Methods: To study discovered differences in the expression of the five oncogenic genes, we conducted semiquantitative two-step RT PCR examinations on all 17 tissue samples of the large group and additional 4 tissue samples of two progressive glioma case reports. All tissue samples derived from the same specimens of the previously reported microarray studies. Analysis were performed using the ABI™ Sequence Detection System ABI PRISM® 7700 and Qiagen™ QuantiTect® SYBR® Green PCR Kits.

Results: Results from array analysis of IL13RA2 (down-regulation) and OLIG2 (up-regulation) for the large group were confirmed by RT PCR for the same direction of expression. However, Rab34 showed significant down-regulation on array studies (folde change -2,22) and opposite up-regulation (+2,07) on RT PCR testing. DBCCR1, WIF-1 and IL13RA2 were confirmed with the right expression direction for 2 case reports with progressive malignant glioma tissues.

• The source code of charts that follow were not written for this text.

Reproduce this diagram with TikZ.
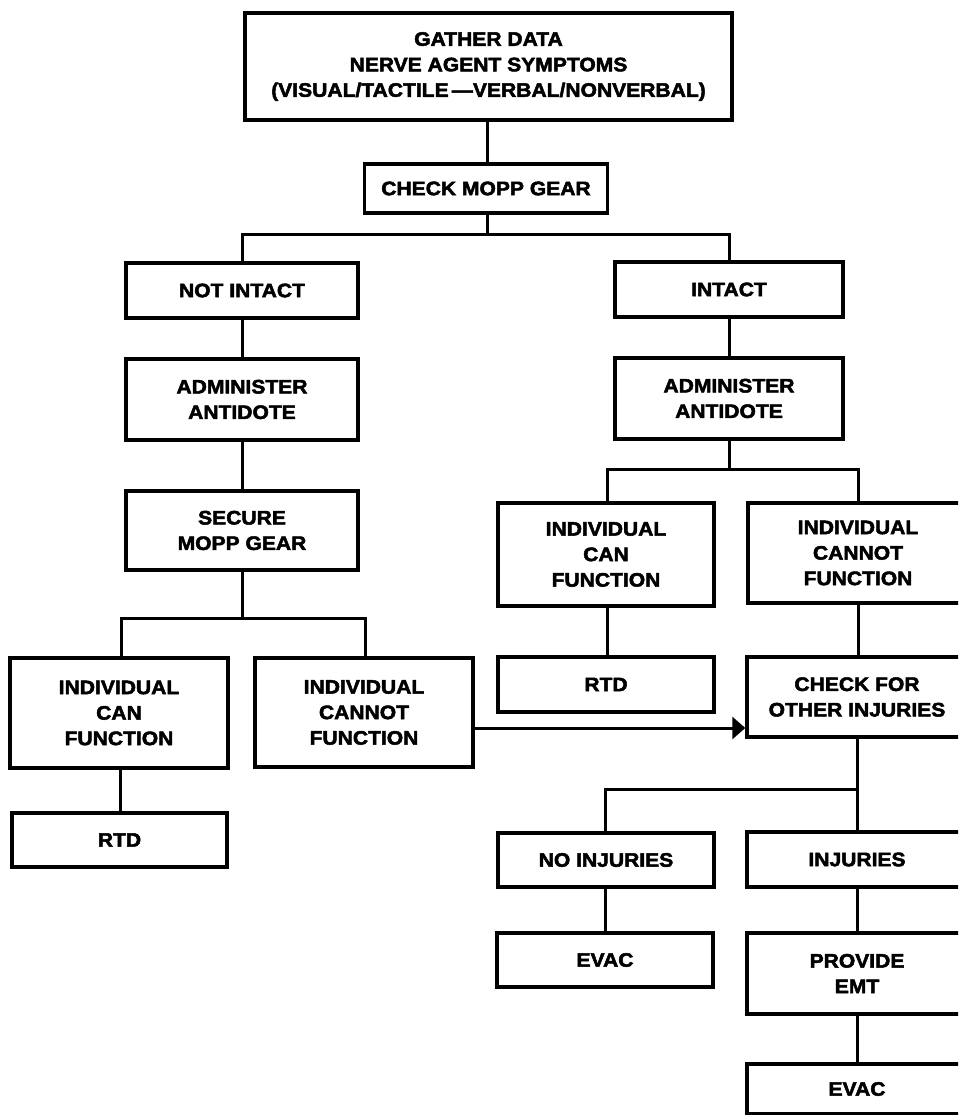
\documentclass[tikz,border=0pt]{standalone}
\usepackage{fontspec}
\newfontfamily\boxfont[FakeStretch=1.08,FakeBold=2.5]{Liberation Sans}
\usetikzlibrary{arrows.meta}
\tikzset{
  box/.style={draw=black, line width=3.4pt, fill=white, align=center, inner sep=0pt,
    font=\boxfont\bfseries\fontsize{19.5}{25.5}\selectfont},
  link/.style={draw=black, line width=3pt},
  arr/.style={link, -{Triangle[length=13pt,width=22pt]}}
}
\begin{document}
\begin{tikzpicture}[x=1pt,y=-1pt]
\path[use as bounding box, clip] (0,0) rectangle (958,1115);
\fill[white] (0,0) rectangle (958,1115);
% nodes
\node[box, minimum width=487pt, minimum height=107pt] (top) at (488.5,66.5)
  {GATHER DATA\\NERVE AGENT SYMPTOMS\\(VISUAL/TACTILE\,—VERBAL/NONVERBAL)};
\node[box, minimum width=243pt, minimum height=49pt] (check) at (486,188.5) {CHECK MOPP GEAR};
\node[box, minimum width=232pt, minimum height=55pt] (notintact) at (242,290.5) {NOT INTACT};
\node[box, minimum width=228pt, minimum height=55pt] (intact) at (729,289.5) {INTACT};
\node[box, minimum width=232pt, minimum height=81pt] (adminL) at (242,399.5) {ADMINISTER\\ANTIDOTE};
\node[box, minimum width=228pt, minimum height=81pt] (adminR) at (729,398.5) {ADMINISTER\\ANTIDOTE};
\node[box, minimum width=232pt, minimum height=79pt] (secure) at (242,530.5) {SECURE\\MOPP GEAR};
\node[box, minimum width=218pt, minimum height=110pt] (canL) at (119,713) {INDIVIDUAL\\CAN\\FUNCTION};
\node[box, minimum width=218pt, minimum height=109pt] (cannotL) at (364,712.5) {INDIVIDUAL\\CANNOT\\FUNCTION};
\node[box, minimum width=215pt, minimum height=54pt] (rtdL) at (119.5,840) {RTD};
\node[box, minimum width=216pt, minimum height=103pt] (canR) at (606,554.5) {INDIVIDUAL\\CAN\\FUNCTION};
\node[box, minimum width=220pt, minimum height=100pt] (cannotR) at (858,553) {INDIVIDUAL\\CANNOT\\FUNCTION};
\node[box, minimum width=216pt, minimum height=55pt] (rtdR) at (606,684.5) {RTD};
\node[box, minimum width=220pt, minimum height=80pt] (checkfor) at (857,697) {CHECK FOR\\OTHER INJURIES};
\node[box, minimum width=216pt, minimum height=54pt] (noinj) at (606,860) {NO INJURIES};
\node[box, minimum width=220pt, minimum height=55pt] (inj) at (857,859.5) {INJURIES};
\node[box, minimum width=216pt, minimum height=54pt] (evacL) at (605,960) {EVAC};
\node[box, minimum width=220pt, minimum height=81pt] (provide) at (857,973.5) {PROVIDE\\EMT};
\node[box, minimum width=220pt, minimum height=50pt] (evacR) at (857,1089) {EVAC};
% branch points
\coordinate (b1) at (487,235);
\coordinate (b2) at (242,618);
\coordinate (b3) at (729,469);
\coordinate (b4) at (857,789);
% connectors
\draw[link] (top.south -| b1) -- (check.north -| b1);
\draw[link] (check.south -| b1) -- (b1);
\draw[link] (notintact.north) -- (notintact.north |- b1) -- (intact.north |- b1) -- (intact.north);
\draw[link] (notintact) -- (adminL);
\draw[link] (adminL) -- (secure);
\draw[link] (secure.south) -- (b2);
\draw[link] (canL.north -| 121,0) -- (121,618) -- (365,618) -- (cannotL.north -| 365,0);
\draw[link] (canL.south -| 120,0) -- (rtdL.north -| 120,0);
\draw[link] (intact) -- (adminR);
\draw[link] (adminR.south) -- (b3);
\draw[link] (canR.north -| 607,0) -- (607,469) -- (858,469) -- (cannotR.north -| 858,0);
\draw[link] (canR.south -| 607,0) -- (rtdR.north -| 607,0);
\draw[link] (cannotR.south -| 858,0) -- (checkfor.north -| 858,0);
\draw[arr] (cannotL.east |- 0,728) -- (checkfor.west |- 0,728);
\draw[link] (checkfor.south -| b4) -- (inj.north -| b4);
\draw[link] (b4) -- (605,789) -- (noinj.north -| 605,0);
\draw[link] (noinj.south -| 605,0) -- (evacL.north -| 605,0);
\draw[link] (inj) -- (provide);
\draw[link] (provide) -- (evacR);
\end{tikzpicture}
\end{document}
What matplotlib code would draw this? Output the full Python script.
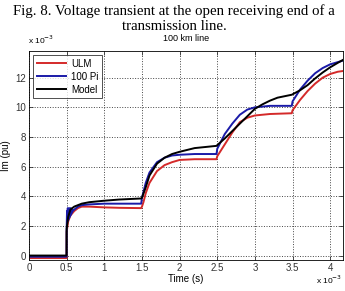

Conclusions: Our RT PCR results in the same specimen group confirm previous microarray results for most genes. But particulary completely for two previous genetic case reports with extensive array analysis. On the other hand, Rab34 was not confirmed for the large group of malignant gliomas, instead it showed an opposite expression profile of this Ras-like GTP binding protein, which is involved in various steps along the exocytic and endocytic pathways. Despite statistical significance microarray analysis can not be used as validated prediction of expression. RT PCR is still needed and might reveal differences in expected gene expression. However, microarray analysis with a close binary question still has the potential for further successful specific genetic analysis.